> _What you are asked to do_
Strip the pictures and reproduce the rest of the listing exactly.
◇ ◇ ◇ ◇
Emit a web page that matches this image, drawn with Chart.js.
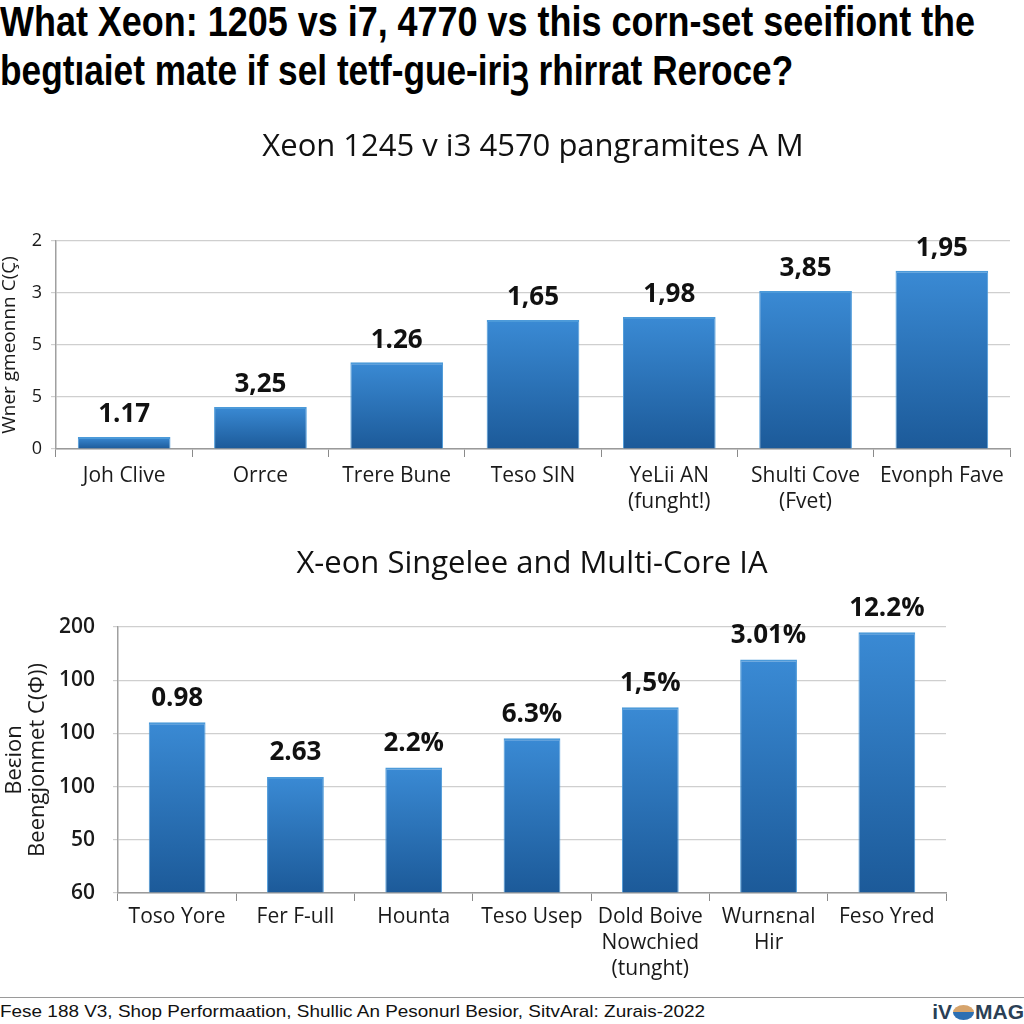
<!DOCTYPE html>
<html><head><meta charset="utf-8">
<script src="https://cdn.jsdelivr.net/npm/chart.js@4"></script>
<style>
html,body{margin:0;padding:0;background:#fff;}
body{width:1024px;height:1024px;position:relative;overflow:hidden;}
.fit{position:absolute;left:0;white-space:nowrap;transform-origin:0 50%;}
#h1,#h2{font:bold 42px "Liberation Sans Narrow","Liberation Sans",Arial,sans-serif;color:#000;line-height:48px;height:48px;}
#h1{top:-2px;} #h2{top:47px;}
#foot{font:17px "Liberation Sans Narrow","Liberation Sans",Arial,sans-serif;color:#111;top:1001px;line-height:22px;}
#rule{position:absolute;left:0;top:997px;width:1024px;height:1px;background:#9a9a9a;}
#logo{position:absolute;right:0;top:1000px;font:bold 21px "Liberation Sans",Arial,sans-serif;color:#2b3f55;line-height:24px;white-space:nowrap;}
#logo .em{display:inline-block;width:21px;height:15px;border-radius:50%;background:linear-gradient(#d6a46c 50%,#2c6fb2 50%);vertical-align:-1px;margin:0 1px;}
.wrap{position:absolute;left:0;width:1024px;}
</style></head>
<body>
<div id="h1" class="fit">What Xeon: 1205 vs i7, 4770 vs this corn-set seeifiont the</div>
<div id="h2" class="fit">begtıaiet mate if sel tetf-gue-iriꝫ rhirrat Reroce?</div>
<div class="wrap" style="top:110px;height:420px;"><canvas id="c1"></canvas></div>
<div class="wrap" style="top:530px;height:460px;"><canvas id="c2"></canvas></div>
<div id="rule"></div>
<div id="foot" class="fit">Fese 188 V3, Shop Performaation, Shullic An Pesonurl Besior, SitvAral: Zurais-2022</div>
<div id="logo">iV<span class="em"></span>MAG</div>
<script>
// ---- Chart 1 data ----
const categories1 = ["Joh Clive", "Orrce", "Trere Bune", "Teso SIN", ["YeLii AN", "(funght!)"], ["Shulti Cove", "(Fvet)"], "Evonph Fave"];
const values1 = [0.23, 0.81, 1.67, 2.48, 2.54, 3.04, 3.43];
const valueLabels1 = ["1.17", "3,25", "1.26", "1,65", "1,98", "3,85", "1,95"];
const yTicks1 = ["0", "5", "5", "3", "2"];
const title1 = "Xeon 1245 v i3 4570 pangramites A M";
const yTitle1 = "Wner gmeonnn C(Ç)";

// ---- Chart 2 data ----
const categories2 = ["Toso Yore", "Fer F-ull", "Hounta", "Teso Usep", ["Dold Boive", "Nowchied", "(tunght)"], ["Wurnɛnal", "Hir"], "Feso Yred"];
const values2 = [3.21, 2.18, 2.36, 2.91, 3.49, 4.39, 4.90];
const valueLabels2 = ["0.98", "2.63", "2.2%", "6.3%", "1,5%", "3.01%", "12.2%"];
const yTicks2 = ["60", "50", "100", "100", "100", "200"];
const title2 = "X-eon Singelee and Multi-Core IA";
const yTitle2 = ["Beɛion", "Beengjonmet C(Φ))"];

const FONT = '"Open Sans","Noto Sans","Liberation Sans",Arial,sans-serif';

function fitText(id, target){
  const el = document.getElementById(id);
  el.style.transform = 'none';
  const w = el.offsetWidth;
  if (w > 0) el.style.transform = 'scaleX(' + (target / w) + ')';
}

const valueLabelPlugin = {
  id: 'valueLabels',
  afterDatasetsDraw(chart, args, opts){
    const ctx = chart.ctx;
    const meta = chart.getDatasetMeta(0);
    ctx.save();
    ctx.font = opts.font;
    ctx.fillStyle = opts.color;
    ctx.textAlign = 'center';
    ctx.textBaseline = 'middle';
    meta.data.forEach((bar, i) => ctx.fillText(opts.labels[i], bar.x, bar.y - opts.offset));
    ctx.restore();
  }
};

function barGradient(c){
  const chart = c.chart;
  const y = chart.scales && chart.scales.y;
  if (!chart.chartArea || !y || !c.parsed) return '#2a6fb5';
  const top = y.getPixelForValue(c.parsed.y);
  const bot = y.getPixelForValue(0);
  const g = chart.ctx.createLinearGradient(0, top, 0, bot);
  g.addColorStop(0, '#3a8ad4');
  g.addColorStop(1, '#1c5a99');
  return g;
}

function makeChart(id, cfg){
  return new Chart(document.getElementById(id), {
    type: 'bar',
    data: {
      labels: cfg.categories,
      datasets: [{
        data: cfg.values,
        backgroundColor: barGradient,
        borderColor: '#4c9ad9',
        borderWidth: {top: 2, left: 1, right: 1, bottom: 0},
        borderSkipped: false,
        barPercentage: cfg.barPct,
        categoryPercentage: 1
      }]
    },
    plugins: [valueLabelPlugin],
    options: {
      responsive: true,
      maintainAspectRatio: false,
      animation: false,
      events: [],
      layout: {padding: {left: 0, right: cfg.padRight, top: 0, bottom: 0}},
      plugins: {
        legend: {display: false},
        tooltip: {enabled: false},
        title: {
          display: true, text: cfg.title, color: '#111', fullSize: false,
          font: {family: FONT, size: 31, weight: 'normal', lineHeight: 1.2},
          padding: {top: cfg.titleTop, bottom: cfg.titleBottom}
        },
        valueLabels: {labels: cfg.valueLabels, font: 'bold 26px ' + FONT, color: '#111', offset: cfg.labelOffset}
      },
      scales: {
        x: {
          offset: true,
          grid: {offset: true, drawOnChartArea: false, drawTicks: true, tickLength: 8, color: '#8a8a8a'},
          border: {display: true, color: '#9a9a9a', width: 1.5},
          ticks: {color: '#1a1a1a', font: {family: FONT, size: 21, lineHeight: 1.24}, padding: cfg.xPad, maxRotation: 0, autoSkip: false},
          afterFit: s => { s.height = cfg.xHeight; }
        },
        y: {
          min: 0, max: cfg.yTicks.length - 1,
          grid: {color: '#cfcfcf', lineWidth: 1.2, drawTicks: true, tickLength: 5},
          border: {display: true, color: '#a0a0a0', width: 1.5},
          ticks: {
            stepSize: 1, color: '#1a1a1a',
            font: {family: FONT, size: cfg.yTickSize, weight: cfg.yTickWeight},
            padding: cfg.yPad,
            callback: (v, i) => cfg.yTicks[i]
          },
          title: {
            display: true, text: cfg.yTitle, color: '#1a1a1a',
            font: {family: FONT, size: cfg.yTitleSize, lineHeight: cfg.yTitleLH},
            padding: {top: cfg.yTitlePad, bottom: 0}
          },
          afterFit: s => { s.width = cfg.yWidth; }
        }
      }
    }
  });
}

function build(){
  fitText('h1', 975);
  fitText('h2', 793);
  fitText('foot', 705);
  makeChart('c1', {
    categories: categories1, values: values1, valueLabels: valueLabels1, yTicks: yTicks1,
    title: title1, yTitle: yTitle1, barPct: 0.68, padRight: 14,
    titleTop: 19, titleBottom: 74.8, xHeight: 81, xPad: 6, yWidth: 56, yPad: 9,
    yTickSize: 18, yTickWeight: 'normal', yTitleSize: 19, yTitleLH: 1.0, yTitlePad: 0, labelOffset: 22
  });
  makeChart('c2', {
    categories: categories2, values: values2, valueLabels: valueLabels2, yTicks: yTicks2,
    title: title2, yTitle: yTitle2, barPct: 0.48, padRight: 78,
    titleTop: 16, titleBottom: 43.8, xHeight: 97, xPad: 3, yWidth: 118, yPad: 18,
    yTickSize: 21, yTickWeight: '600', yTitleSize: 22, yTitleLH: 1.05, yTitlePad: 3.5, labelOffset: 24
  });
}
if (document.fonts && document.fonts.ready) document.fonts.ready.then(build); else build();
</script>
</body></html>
◇ ◇ ◇ ◇
> _Response below_
Emit a web page that matches this image, drawn with Chart.js.
<!DOCTYPE html>
<html><head><meta charset="utf-8">
<script src="https://cdn.jsdelivr.net/npm/chart.js@4"></script>
<style>
html,body{margin:0;padding:0;background:#fff;}
body{width:1024px;height:1024px;position:relative;overflow:hidden;}
.fit{position:absolute;left:0;white-space:nowrap;transform-origin:0 50%;}
#h1,#h2{font:bold 42px "Liberation Sans Narrow","Liberation Sans",Arial,sans-serif;color:#000;line-height:48px;height:48px;}
#h1{top:-2px;} #h2{top:47px;}
#foot{font:17px "Liberation Sans Narrow","Liberation Sans",Arial,sans-serif;color:#111;top:1001px;line-height:22px;}
#rule{position:absolute;left:0;top:997px;width:1024px;height:1px;background:#9a9a9a;}
#logo{position:absolute;right:0;top:1000px;font:bold 21px "Liberation Sans",Arial,sans-serif;color:#2b3f55;line-height:24px;white-space:nowrap;}
#logo .em{display:inline-block;width:21px;height:15px;border-radius:50%;background:linear-gradient(#d6a46c 50%,#2c6fb2 50%);vertical-align:-1px;margin:0 1px;}
.wrap{position:absolute;left:0;width:1024px;}
</style></head>
<body>
<div id="h1" class="fit">What Xeon: 1205 vs i7, 4770 vs this corn-set seeifiont the</div>
<div id="h2" class="fit">begtıaiet mate if sel tetf-gue-iriꝫ rhirrat Reroce?</div>
<div class="wrap" style="top:110px;height:420px;"><canvas id="c1"></canvas></div>
<div class="wrap" style="top:530px;height:460px;"><canvas id="c2"></canvas></div>
<div id="rule"></div>
<div id="foot" class="fit">Fese 188 V3, Shop Performaation, Shullic An Pesonurl Besior, SitvAral: Zurais-2022</div>
<div id="logo">iV<span class="em"></span>MAG</div>
<script>
// ---- Chart 1 data ----
const categories1 = ["Joh Clive", "Orrce", "Trere Bune", "Teso SIN", ["YeLii AN", "(funght!)"], ["Shulti Cove", "(Fvet)"], "Evonph Fave"];
const values1 = [0.23, 0.81, 1.67, 2.48, 2.54, 3.04, 3.43];
const valueLabels1 = ["1.17", "3,25", "1.26", "1,65", "1,98", "3,85", "1,95"];
const yTicks1 = ["0", "5", "5", "3", "2"];
const title1 = "Xeon 1245 v i3 4570 pangramites A M";
const yTitle1 = "Wner gmeonnn C(Ç)";

// ---- Chart 2 data ----
const categories2 = ["Toso Yore", "Fer F-ull", "Hounta", "Teso Usep", ["Dold Boive", "Nowchied", "(tunght)"], ["Wurnɛnal", "Hir"], "Feso Yred"];
const values2 = [3.21, 2.18, 2.36, 2.91, 3.49, 4.39, 4.90];
const valueLabels2 = ["0.98", "2.63", "2.2%", "6.3%", "1,5%", "3.01%", "12.2%"];
const yTicks2 = ["60", "50", "100", "100", "100", "200"];
const title2 = "X-eon Singelee and Multi-Core IA";
const yTitle2 = ["Beɛion", "Beengjonmet C(Φ))"];

const FONT = '"Open Sans","Noto Sans","Liberation Sans",Arial,sans-serif';

function fitText(id, target){
  const el = document.getElementById(id);
  el.style.transform = 'none';
  const w = el.offsetWidth;
  if (w > 0) el.style.transform = 'scaleX(' + (target / w) + ')';
}

const valueLabelPlugin = {
  id: 'valueLabels',
  afterDatasetsDraw(chart, args, opts){
    const ctx = chart.ctx;
    const meta = chart.getDatasetMeta(0);
    ctx.save();
    ctx.font = opts.font;
    ctx.fillStyle = opts.color;
    ctx.textAlign = 'center';
    ctx.textBaseline = 'middle';
    meta.data.forEach((bar, i) => ctx.fillText(opts.labels[i], bar.x, bar.y - opts.offset));
    ctx.restore();
  }
};

function barGradient(c){
  const chart = c.chart;
  const y = chart.scales && chart.scales.y;
  if (!chart.chartArea || !y || !c.parsed) return '#2a6fb5';
  const top = y.getPixelForValue(c.parsed.y);
  const bot = y.getPixelForValue(0);
  const g = chart.ctx.createLinearGradient(0, top, 0, bot);
  g.addColorStop(0, '#3a8ad4');
  g.addColorStop(1, '#1c5a99');
  return g;
}

function makeChart(id, cfg){
  return new Chart(document.getElementById(id), {
    type: 'bar',
    data: {
      labels: cfg.categories,
      datasets: [{
        data: cfg.values,
        backgroundColor: barGradient,
        borderColor: '#4c9ad9',
        borderWidth: {top: 2, left: 1, right: 1, bottom: 0},
        borderSkipped: false,
        barPercentage: cfg.barPct,
        categoryPercentage: 1
      }]
    },
    plugins: [valueLabelPlugin],
    options: {
      responsive: true,
      maintainAspectRatio: false,
      animation: false,
      events: [],
      layout: {padding: {left: 0, right: cfg.padRight, top: 0, bottom: 0}},
      plugins: {
        legend: {display: false},
        tooltip: {enabled: false},
        title: {
          display: true, text: cfg.title, color: '#111', fullSize: false,
          font: {family: FONT, size: 31, weight: 'normal', lineHeight: 1.2},
          padding: {top: cfg.titleTop, bottom: cfg.titleBottom}
        },
        valueLabels: {labels: cfg.valueLabels, font: 'bold 26px ' + FONT, color: '#111', offset: cfg.labelOffset}
      },
      scales: {
        x: {
          offset: true,
          grid: {offset: true, drawOnChartArea: false, drawTicks: true, tickLength: 8, color: '#8a8a8a'},
          border: {display: true, color: '#9a9a9a', width: 1.5},
          ticks: {color: '#1a1a1a', font: {family: FONT, size: 21, lineHeight: 1.24}, padding: cfg.xPad, maxRotation: 0, autoSkip: false},
          afterFit: s => { s.height = cfg.xHeight; }
        },
        y: {
          min: 0, max: cfg.yTicks.length - 1,
          grid: {color: '#cfcfcf', lineWidth: 1.2, drawTicks: true, tickLength: 5},
          border: {display: true, color: '#a0a0a0', width: 1.5},
          ticks: {
            stepSize: 1, color: '#1a1a1a',
            font: {family: FONT, size: cfg.yTickSize, weight: cfg.yTickWeight},
            padding: cfg.yPad,
            callback: (v, i) => cfg.yTicks[i]
          },
          title: {
            display: true, text: cfg.yTitle, color: '#1a1a1a',
            font: {family: FONT, size: cfg.yTitleSize, lineHeight: cfg.yTitleLH},
            padding: {top: cfg.yTitlePad, bottom: 0}
          },
          afterFit: s => { s.width = cfg.yWidth; }
        }
      }
    }
  });
}

function build(){
  fitText('h1', 975);
  fitText('h2', 793);
  fitText('foot', 705);
  makeChart('c1', {
    categories: categories1, values: values1, valueLabels: valueLabels1, yTicks: yTicks1,
    title: title1, yTitle: yTitle1, barPct: 0.68, padRight: 14,
    titleTop: 19, titleBottom: 74.8, xHeight: 81, xPad: 6, yWidth: 56, yPad: 9,
    yTickSize: 18, yTickWeight: 'normal', yTitleSize: 19, yTitleLH: 1.0, yTitlePad: 0, labelOffset: 22
  });
  makeChart('c2', {
    categories: categories2, values: values2, valueLabels: valueLabels2, yTicks: yTicks2,
    title: title2, yTitle: yTitle2, barPct: 0.48, padRight: 78,
    titleTop: 16, titleBottom: 43.8, xHeight: 97, xPad: 3, yWidth: 118, yPad: 18,
    yTickSize: 21, yTickWeight: '600', yTitleSize: 22, yTitleLH: 1.05, yTitlePad: 3.5, labelOffset: 24
  });
}
if (document.fonts && document.fonts.ready) document.fonts.ready.then(build); else build();
</script>
</body></html>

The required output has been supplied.